Book your passage now on the not-so-good ship Elsinore. Despite it being bound, like the Titanic, for a watery grave, tickets are likely to be going fast thanks to the starry entertainment on offer.
For director Rupert Goold, set designer Es Devlin and a team of RSC engineers have gone overboard in translating the action to a passenger liner in 1912. While the stormy seas are visible in its wake, the tilting lower deck lurches with every jolt to the sickly ship of state that is Hamlet’s Denmark.
The text requires a few minor adjustments, and there is no redeeming Prince Fortinbras to the rescue, but the concept works beautifully. There is a sense of disequilibrium from the start, a sense of characters trapped by fate, and eventually sliding, literally, into oblivion.
Luke Thallon gives a fine psychologically-driven interpretation of the title role, his Hamlet so possessed by disillusion and resentment against the queen, his mother Gertrude, that he cannot take the risk of putting his faith in his love, a beguiling Nia Towle as Ophelia. Only after the murder of Elliot Levey’s fusspot Polonius does madness take hold for real.

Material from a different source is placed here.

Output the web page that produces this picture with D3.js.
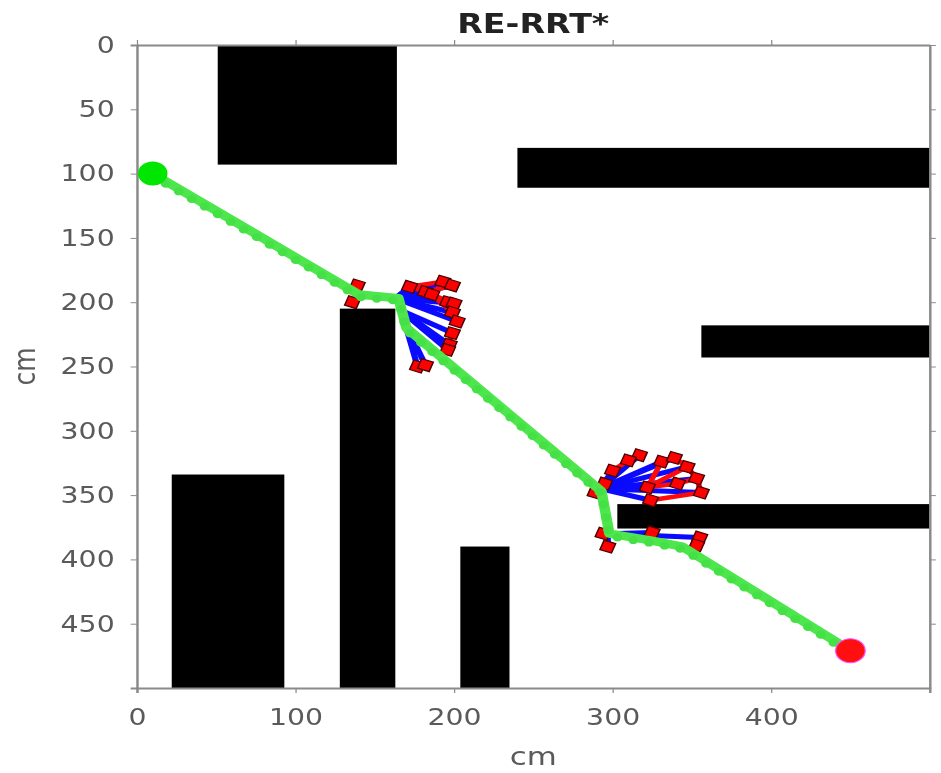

Thallon’s performance is characterised throughout by a feeling of spontaneity, with frequent pauses, hands sometimes flailing as if trying to grasp the right word, then phrases pouring out in a torrent of release. He shares some nifty swordplay too with Lewis Shepherd as Laertes—credit here to fight director Kev McCurdy.
Jared Harris plays Claudius as an amoral schemer, easy in his usurped kingship, unmanned when the murder of his brother is revealed, but reverting to cruel type thereafter, subjecting Hamlet to a little gratuitous water torture until shocked courtiers intervene.
Nancy Carroll is a feisty Gertrude, giving as good as she gets until turning her back on Hamlet’s tirade to smoke a defiant cigarette, but still able to evoke a spark of unextinguished love in her vengeful son. The venerable Anton Lesser, a terrifying Ghost who leads Hamlet into the ship’s engine room, turns up again aptly as the leader of the players who will perform the re-enactment of the old king’s murder, and Chase Brown and Tadeo Martinez provide a little light relief as the preppy Rosencrantz and Guildenstern.
The production will tour English venues in spring 2026 including Truro, Bradford, Norwich, Nottingham, Blackpool, Newcastle, York and Canterbury.